Most of the anthropologists I've spoken to who've worked in the field with cultures that still employ shamans have stressed that the mentality of the people in these cultures is not a mirror to our own, and that they often think in entirely different ways than we do.
One anecdote I remember vividly was from an anthropologist living with a native Meso-American population, among whom there was an arthritic elder. On one particularly bad day of pain, the sympathetic anthropologist offered the suffering elder some aspirin, stressing it was not a cure. But when the pain miraculously disappeared, the elder came to them crying with joy, thanking them over and over for having "cured" them. The anthropologist tried to explain that the medicine had to be taken every day to work, but the elder would not hear of it - until the pain came back the next day.
Naturally the elder asked for more - a whole lot more. They believed that if one pill could give them respite from the pain for a day, then one hundred pills could do the same for a hundred days. Again the anthropologist explained that it didn't work that way, that it had to be taken every day, but the elder would only reluctantly accept this. The anthropologist wisely hid the aspirin, and not long later caught the elder in their room trying to find it and self medicate. Naturally the elder was ashamed of trying to steal, but the they said they had no choice - the pain was simply so terrible, and they could not live without relief.
Of course, it did not stop there. The elder came back daily begging for relief. And as will happen in a small village, word traveled of the miraculous curative, and soon others came asking to be cured of other problems.
The anthropologist went to the village shaman for advice, since eventually even the best hid items are found by curious and desirous minds.

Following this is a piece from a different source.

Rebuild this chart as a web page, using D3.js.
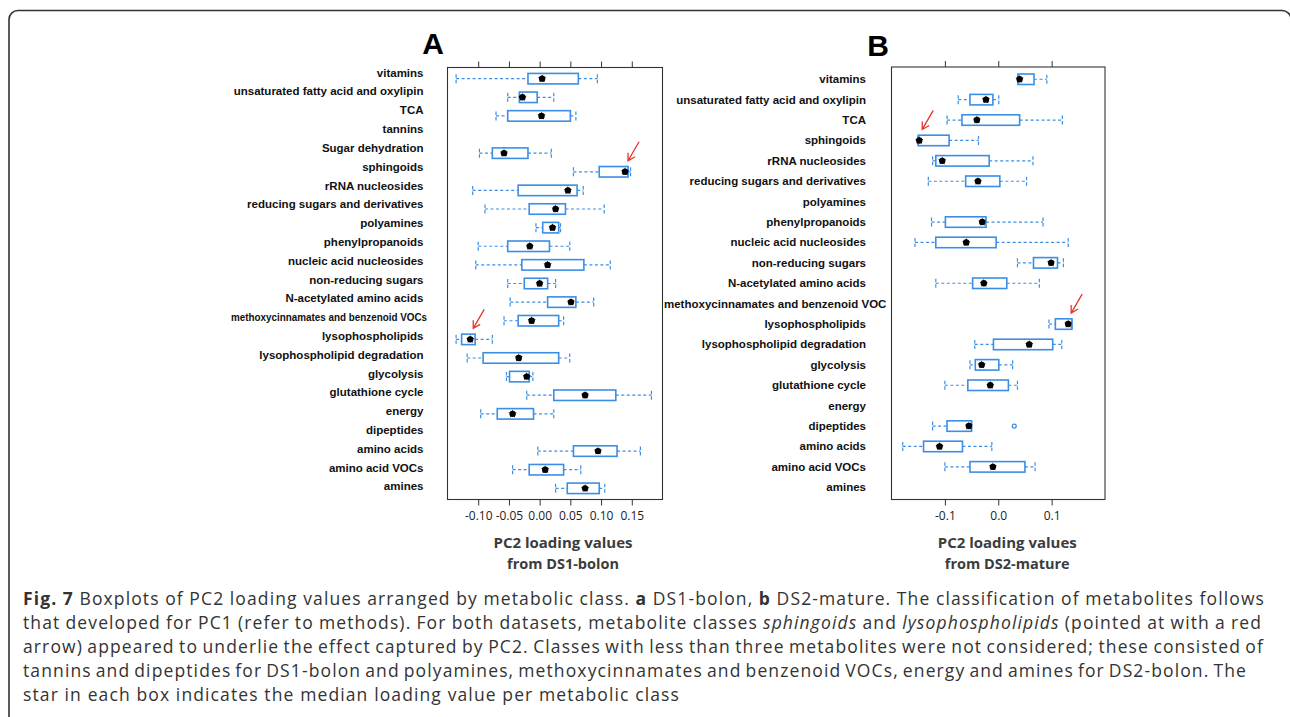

They decided to perform a joint ceremony, to instill in the elder a sense of the power and danger of the aspirin - to properly convey that too much would make them ill, or could kill them.
The shaman made all the usual ceremonial preparations. The elder was then called into the presence of the spirits, and was made to witness the preparation of two different potions, one with a normal dosage of aspirin, the other with a moderate overdose. The shaman then ceremonially fed the two preparations to a pair of wild rats that had been captured for the purpose. The one fed the larger dosage soon showed signs of great distress, and rapidly expired.

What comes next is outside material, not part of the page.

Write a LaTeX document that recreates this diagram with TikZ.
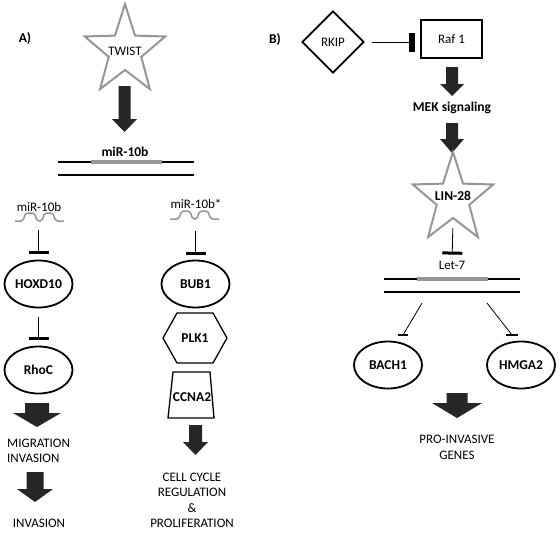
\documentclass[tikz,border=0pt]{standalone}
\usepackage{fontspec}
\setmainfont{Carlito}
\usetikzlibrary{shapes.geometric,arrows.meta}
\definecolor{stargray}{RGB}{150,150,150}
\definecolor{arrowfill}{RGB}{38,38,38}
\newcommand\blockarrow[6]{\fill[arrowfill] (#1-#4,#2) -- (#1+#4,#2) -- (#1+#4,#3-#6) -- (#1+#5,#3-#6) -- (#1,#3) -- (#1-#5,#3-#6) -- (#1-#4,#3-#6) -- cycle;}
\newcommand\starline[1]{\draw[starline, shift={(#1.center)}, xscale=0.9] (90:47pt) -- (126:19pt) -- (162:47pt) -- (198:19pt) -- (234:47pt) -- (270:19pt) -- (306:47pt) -- (342:19pt) -- (18:47pt) -- (54:19pt) -- cycle;}
\begin{document}
\begin{tikzpicture}[x=1pt,y=-1pt,
  font=\fontsize{13}{15.5}\selectfont,
  bold/.style={font=\fontsize{13.5}{15.5}\selectfont\bfseries},
  oval/.style={ellipse, draw, line width=1.8pt, minimum width=68pt, minimum height=47pt, inner sep=0pt, font=\fontsize{13.5}{15}\selectfont\bfseries},
  starline/.style={draw=stargray, line width=2pt, line join=miter},
  inh/.style={line width=0.8pt, -{Bar[width=20pt,line width=3pt]}},
  thinline/.style={line width=0.8pt},
  barline/.style={line width=2.5pt},
  dna/.style={line width=1.8pt},
  rna/.style={line width=3.5pt, stargray},
  wave/.style={stargray, line width=1.5pt, rounded corners=2pt},
  outline/.style={line width=1.3pt, line join=miter}]
\useasboundingbox (0,0) rectangle (560,536);
\fill[white] (0,0) rectangle (560,536);

% ---------------- Panel A ----------------
\node[bold] (labA) at (25,39) {A)};
\node[inner sep=0pt] (twist) at (125,51) {TWIST};
\starline{twist}
\blockarrow{124.5}{86}{132}{6}{12.5}{13}
\node[bold] (mir) at (125,152) {miR-10b};
\draw[dna] (58,162) -- (194,162);
\draw[rna] (91,162) -- (162,162);
\draw[dna] (58,175) -- (194,175);

% left column
\node (w1txt) at (39,207) {miR-10b};
\draw[wave] (15,221) -- (23,221) -- (25.5,213) -- (34.5,213) -- (37,221) -- (42,221) -- (44.5,213) -- (53,213) -- (55.5,221) -- (64,221);
\coordinate (w1) at (38.5,221);
\node[oval] (hoxd) at (38.5,284) {HOXD10};
\draw[inh, shorten <=9pt, shorten >=5.5pt] (w1) -- (hoxd);
\node[oval] (rhoc) at (38.5,370) {RhoC};
\draw[inh, shorten <=8.5pt, shorten >=6pt] (hoxd) -- (rhoc);
\blockarrow{37}{403}{427}{12}{24}{14}
\node[anchor=west, align=left, inner sep=0pt] (migr) at (7,451) {MIGRATION\\INVASION};
\blockarrow{35}{472}{502}{8.5}{18}{13}
\node (inv) at (39,523) {INVASION};

% right column
\node (w2txt) at (196,204) {miR-10b*};
\draw[wave] (170,219) -- (179,219) -- (181.5,211) -- (190,211) -- (192.5,219) -- (197,219) -- (199.5,211) -- (208,211) -- (210.5,219) -- (219,219);
\coordinate (w2) at (195.5,219);
\node[oval] (bub1) at (195.5,284) {BUB1};
\draw[inh, shorten <=12pt, shorten >=5pt] (w2) -- (bub1);
\node[bold] (plk1) at (195,338) {PLK1};
\draw[outline] (163,338) -- (177,313) -- (213,313) -- (227,338) -- (213,363) -- (177,363) -- cycle;
\node[bold] (ccna2) at (192,397) {CCNA2};
\draw[outline] (173,372) -- (210,372) -- (214,418) -- (168,418) -- cycle;
\blockarrow{195.5}{425}{455}{6.5}{12.5}{13}
\node[align=center] (cc) at (192,500.5) {CELL CYCLE\\REGULATION\\\&\\PROLIFERATION};

% ---------------- Panel B ----------------
\node[bold] (labB) at (275,40) {B)};
\node[diamond, draw, line width=1.8pt, minimum width=62pt, minimum height=62pt, inner sep=0pt] (rkip) at (333,42) {RKIP};
\node[draw, line width=1.8pt, minimum width=61pt, minimum height=38pt] (raf) at (451.5,39) {Raf 1};
\draw[line width=0.8pt, shorten <=7pt, shorten >=5pt, -{Rectangle[length=6.5pt,width=19pt]}] (rkip.east) -- (rkip.east -| raf.west);
\blockarrow{452}{67}{96}{6}{12}{12}
\node[bold] (mek) at (452,108) {MEK signaling};
\blockarrow{452}{123}{153}{6}{12}{14}
\node[bold, inner sep=0pt] (lin) at (453,196) {LIN-28};
\coordinate (linc) at (453,199);
\starline{linc}
\coordinate (linbot) at (453,218);
\node[inner sep=0pt] (let7) at (452,265) {Let-7};
\draw[inh, shorten <=10pt, shorten >=6pt] (linbot) -- (let7);
\draw[dna] (384,279) -- (520,279);
\draw[rna] (417,279) -- (488,279);
\draw[dna] (384,292) -- (520,292);
\node[oval] (bach1) at (388,365) {BACH1};
\node[oval] (hmga2) at (521,365) {HMGA2};
\coordinate (l7l) at (422,303);
\coordinate (l7r) at (487,303);
\coordinate (bb) at (403,335);
\coordinate (hb) at (512,335);
\draw[thinline] (l7l) -- (bb);
\draw[barline] ([xshift=-5pt]bb) -- ([xshift=5pt]bb);
\draw[thinline] (l7r) -- (hb);
\draw[barline] ([xshift=-6pt]hb) -- ([xshift=6pt]hb);
\blockarrow{457}{393}{418}{10.5}{25}{15}
\node[align=center] (pro) at (457,447.5) {PRO-INVASIVE\\GENES};
\end{tikzpicture}
\end{document}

Naturally, the shaman had secretly poisoned the second preparation with a local curare, but to the elder, the dangers of too much aspirin were made abundantly clear. They apologized profusely to the anthropologist for not having believed them, and swore to only ask for the safe amount. Soon, the whole village knew of the danger, and treated the anthropologist with a new reverence.
There is a potential syncratism between traditional treatments and modern medical ones. The two systems are not mutually exclusive, nor diametrically opposed. The best doctors and medicine in the world mean nothing if you cannot convince someone to trust them.

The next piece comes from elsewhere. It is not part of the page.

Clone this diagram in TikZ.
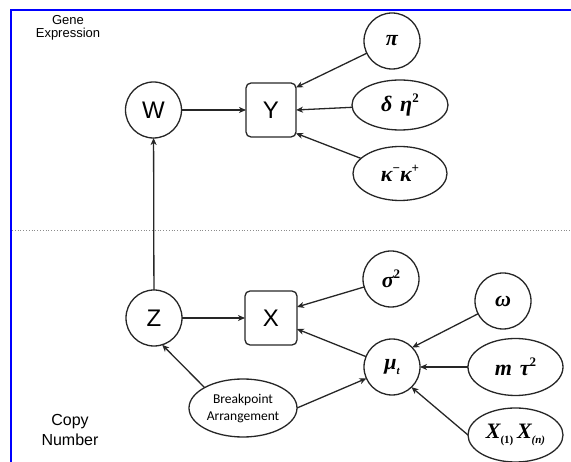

Simply telling a lifelong believer of a shamanic tradition that "No, your beliefs are nonsense, you superstitious fool!" isn't going to instill in them any real faith that you or your modern medicine is worth a damn. Mind is often simply more powerful than matter, and you can't discount and trample over the traditions of a people who have known nothing else for as long as they can remember.
I am not sure that's what the writer means; certainly the photographer who took these is a great supporter of curanderos and does not think they are frauds. I suppose the distinction could be between the ones who genuinely follow and believe in the old tradition and those who just recite mumbo-jumbo for money, but if you read deeply into shamanism you discover that shamans have always accused each other of being frauds, and there is an element of showmanship and trickery in most shamanic work. (Because, yes, of the psychological dimensions of the healing.) I am amused by the way the statement changes meaning if you shift from an inside perspective, as a believer in shamanic healing, to a skeptical one.